Liposomal Cytarabine
Liposomal cytarabine received FDA approval in 1999 for the treatment of lymphomatous meningitis. Historically, neoplastic meningitis was treated with continuous infusions of antineoplastic agents to obtain prolonged therapeutic concentrations in the CSF [21]. Liposomal cytarabine, which is administered by lumbar puncture or Ommaya reservoir, is formulated using encapsulation technology to maximize the efficacy of cytarabine by prolonging CSF exposure [4]. Administration of liposomal cytarabineyields peak CSF levels of cytarabine ranging from 30 to 50 mcg within the first hour, with a variable half-life of 5.9 to 82.4 hours [22]. This unique liposomal formulation extends the serum half-life of cytarabine nearly 40-fold, from 3.4 hours to over 141 hours, allowing for dosing every 2 weeks as opposed to multiple weekly doses seen with standard cytarabine [4]. Liposomal cytarbine is able to maintain cytotoxic levels in the CSF, both in the lumbar and ventricular fluid, for over 14 days post administration.
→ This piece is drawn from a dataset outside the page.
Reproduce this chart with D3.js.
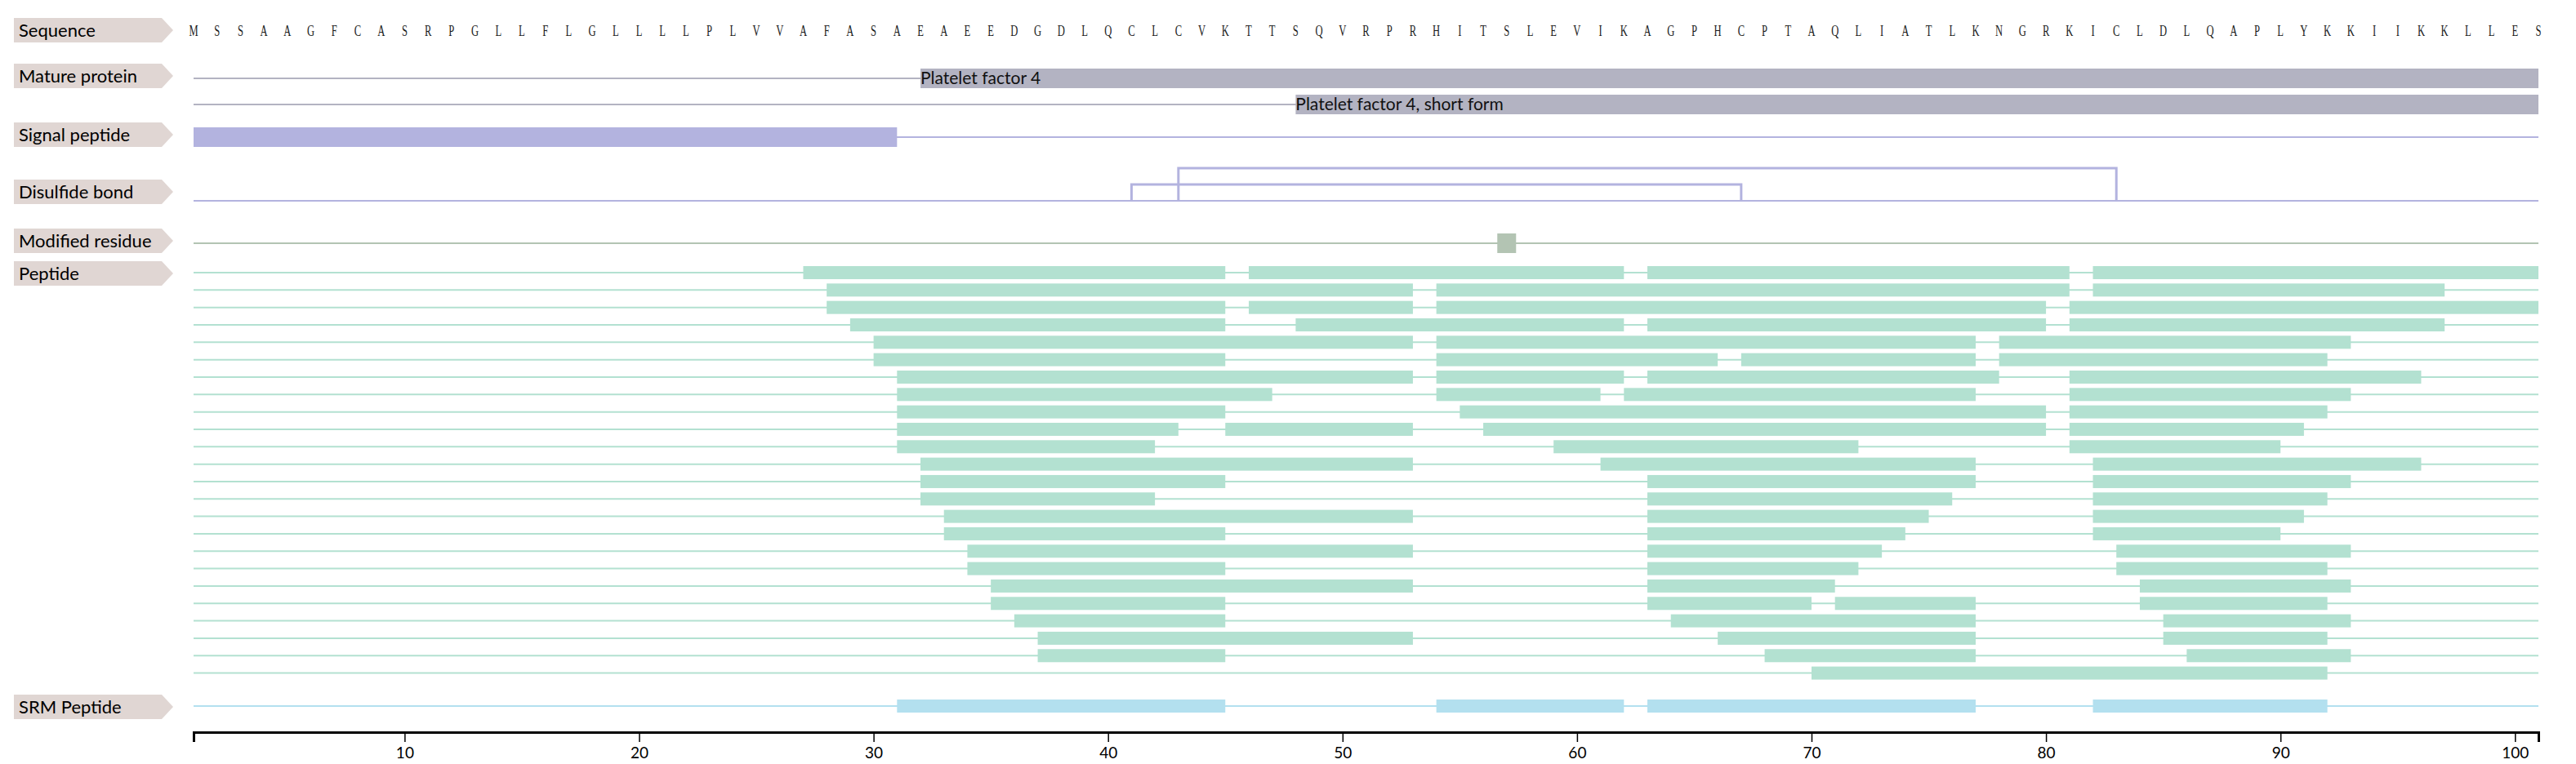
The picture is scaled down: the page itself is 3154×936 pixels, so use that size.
<!DOCTYPE html>
<html>
<head>
<meta charset="utf-8">
<script src="https://cdn.jsdelivr.net/npm/d3@7"></script>
<style>
  html, body { margin: 0; padding: 0; background: #fff; }
  svg { display: block; }
</style>
</head>
<body>
<svg id="chart" width="3154" height="936"></svg>
<script>
// protein sequence, one residue per position
const sequence = 'MSSAAGFCASRPGLLFLGLLLLPLVVAFASAEAEEDGDLQCLCVKTTSQVRPRHITSLEVIKAGPHCPTAQLIATLKNGRKICLDLQAPLYKKIIKKLLES'.split('');

const trackNames = ['Sequence', 'Mature protein', 'Signal peptide', 'Disulfide bond', 'Modified residue', 'Peptide', 'SRM Peptide'];

const matureProteins = [
  { name: 'Platelet factor 4', start: 32, end: 101 },
  { name: 'Platelet factor 4, short form', start: 48, end: 101 }
];
const signalPeptides = [[1, 31]];
const disulfideBonds = [[41, 67], [43, 83]];
const modifiedResidues = [57];

// each row = list of [start, end] peptides
const peptideRows = [
  [[27, 45], [46, 62], [63, 81], [82, 101]],
  [[28, 53], [54, 81], [82, 97]],
  [[28, 45], [46, 53], [54, 80], [81, 101]],
  [[29, 45], [48, 62], [63, 80], [81, 97]],
  [[30, 53], [54, 77], [78, 93]],
  [[30, 45], [54, 66], [67, 77], [78, 92]],
  [[31, 53], [54, 62], [63, 78], [81, 96]],
  [[31, 47], [54, 61], [62, 77], [81, 93]],
  [[31, 45], [55, 80], [81, 92]],
  [[31, 43], [45, 53], [56, 80], [81, 91]],
  [[31, 42], [59, 72], [81, 90]],
  [[32, 53], [61, 77], [82, 96]],
  [[32, 45], [63, 77], [82, 93]],
  [[32, 42], [63, 76], [82, 92]],
  [[33, 53], [63, 75], [82, 91]],
  [[33, 45], [63, 74], [82, 90]],
  [[34, 53], [63, 73], [83, 93]],
  [[34, 45], [63, 72], [83, 92]],
  [[35, 53], [63, 71], [84, 93]],
  [[35, 45], [63, 70], [71, 77], [84, 92]],
  [[36, 45], [64, 77], [85, 93]],
  [[37, 53], [66, 77], [85, 92]],
  [[37, 45], [68, 77], [86, 93]],
  [[70, 92]]
];

const srmPeptides = [[31, 45], [54, 62], [63, 77], [82, 92]];

const axisTicks = [10, 20, 30, 40, 50, 60, 70, 80, 90, 100];

// ---- layout ----
const svg = d3.select('#chart');
const x = d3.scaleLinear().domain([1, sequence.length]).range([237, 3108]);

const labelFont = 'Lato, "Open Sans", sans-serif';
const colors = {
  label: '#e0d6d3',
  mature: '#b3b3c2',
  signal: '#b3b3df',
  modified: '#b3c4b3',
  peptide: '#b3e1d1',
  srm: '#b3e0ef'
};

// label centre y for each track
const labelY = {
  'Sequence': 37,
  'Mature protein': 93,
  'Signal peptide': 165,
  'Disulfide bond': 235,
  'Modified residue': 295,
  'Peptide': 335,
  'SRM Peptide': 866
};

// track labels (arrow shaped boxes)
const labels = svg.append('g').attr('class', 'labels')
  .selectAll('g')
  .data(trackNames)
  .join('g')
  .attr('transform', d => `translate(0,${labelY[d]})`);

labels.append('polygon')
  .attr('points', '17,-15 198,-15 212,0 198,15 17,15')
  .attr('fill', colors.label);

labels.append('text')
  .attr('x', 23)
  .attr('y', 8)
  .attr('font-family', labelFont)
  .attr('font-size', 22)
  .attr('fill', '#000')
  .text(d => d);

// sequence letters
svg.append('g').attr('class', 'sequence')
  .selectAll('text')
  .data(sequence)
  .join('text')
  .attr('transform', (d, i) => `translate(${x(i + 1)},44) scale(0.7,1)`)
  .attr('text-anchor', 'middle')
  .attr('font-family', '"Liberation Serif", "DejaVu Serif", serif')
  .attr('font-size', 18)
  .attr('fill', '#1a1a1a')
  .text(d => d);

// helper: a baseline spanning the whole sequence
function baseline(g, y, color, width) {
  g.append('line')
    .attr('x1', x(1)).attr('x2', x(sequence.length))
    .attr('y1', y).attr('y2', y)
    .attr('stroke', color)
    .attr('stroke-width', width || 2);
}

// mature protein
const mature = svg.append('g').attr('class', 'mature');
matureProteins.forEach((p, i) => {
  const y = 96 + i * 32;
  baseline(mature, y, colors.mature);
  mature.append('rect')
    .attr('x', x(p.start)).attr('width', x(p.end) - x(p.start))
    .attr('y', y - 12).attr('height', 24)
    .attr('fill', colors.mature);
  mature.append('text')
    .attr('x', x(p.start)).attr('y', y + 7)
    .attr('font-family', labelFont)
    .attr('font-size', 21)
    .attr('fill', '#111')
    .text(p.name);
});

// signal peptide
const signal = svg.append('g').attr('class', 'signal');
baseline(signal, 168, colors.signal);
signal.selectAll('rect')
  .data(signalPeptides)
  .join('rect')
  .attr('x', d => x(d[0])).attr('width', d => x(d[1]) - x(d[0]))
  .attr('y', 156).attr('height', 24)
  .attr('fill', colors.signal);

// disulfide bonds - brackets above a baseline
const bonds = svg.append('g').attr('class', 'disulfide');
baseline(bonds, 246, colors.signal);
bonds.selectAll('path')
  .data(disulfideBonds)
  .join('path')
  .attr('fill', 'none')
  .attr('stroke', colors.signal)
  .attr('stroke-width', 3)
  .attr('d', d => {
    // longer bonds sit higher
    const top = (d[1] - d[0]) > 30 ? 206 : 226;
    return `M${x(d[0])},246 V${top} H${x(d[1])} V246`;
  });

// modified residues
const mods = svg.append('g').attr('class', 'modified');
baseline(mods, 298, colors.modified);
mods.selectAll('rect')
  .data(modifiedResidues)
  .join('rect')
  .attr('x', d => x(d) - 11.5).attr('width', 23)
  .attr('y', 286).attr('height', 24)
  .attr('fill', colors.modified);

// peptides
const pep = svg.append('g').attr('class', 'peptides');
const rowStep = 21.33;
peptideRows.forEach((row, r) => {
  const y = 334 + r * rowStep;
  baseline(pep, y, colors.peptide);
  pep.append('g')
    .selectAll('rect')
    .data(row)
    .join('rect')
    .attr('x', d => x(d[0])).attr('width', d => x(d[1]) - x(d[0]))
    .attr('y', y - 8).attr('height', 16)
    .attr('fill', colors.peptide);
});

// SRM peptides
const srm = svg.append('g').attr('class', 'srm');
baseline(srm, 865, colors.srm);
srm.selectAll('rect')
  .data(srmPeptides)
  .join('rect')
  .attr('x', d => x(d[0])).attr('width', d => x(d[1]) - x(d[0]))
  .attr('y', 857).attr('height', 16)
  .attr('fill', colors.srm);

// position axis
const axis = svg.append('g')
  .attr('transform', 'translate(0,897)')
  .call(d3.axisBottom(x).tickValues(axisTicks).tickSize(12).tickPadding(7));

axis.select('.domain').attr('stroke', '#000').attr('stroke-width', 3);
axis.selectAll('.tick line').attr('stroke', '#000').attr('stroke-width', 1.5);
axis.selectAll('.tick text')
  .attr('font-family', labelFont)
  .attr('font-size', 19)
  .attr('fill', '#000');
</script>
</body>
</html>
This extended CSF circulation allows for fewer side effects due to toxicity yet maintains necessary cytotoxic levels; however, any blockage or disruption of the CSF flow can lead to elevated concentrations of free cytarabine in the CSF, resulting in a greater risk of neurotoxicity. Plasma concentrations following IT administration are negligible. Due to significantly lower levels of cytidine deaminasein the CSF, clearance of liposomal cytarabine is similar to the bulk flow rate, roughly 0.24mL/min [22-25].

Conclusion

CSF directed treatment is an effective model for administration of antineoplastic agents. Understanding the pharmacokinetic concepts associated with this route of administration has allowed clinicians to optimize the safe and effective use of these agents. Since the outcome of most brain malignancies remains poor, studies of newer agents are eagerly warranted.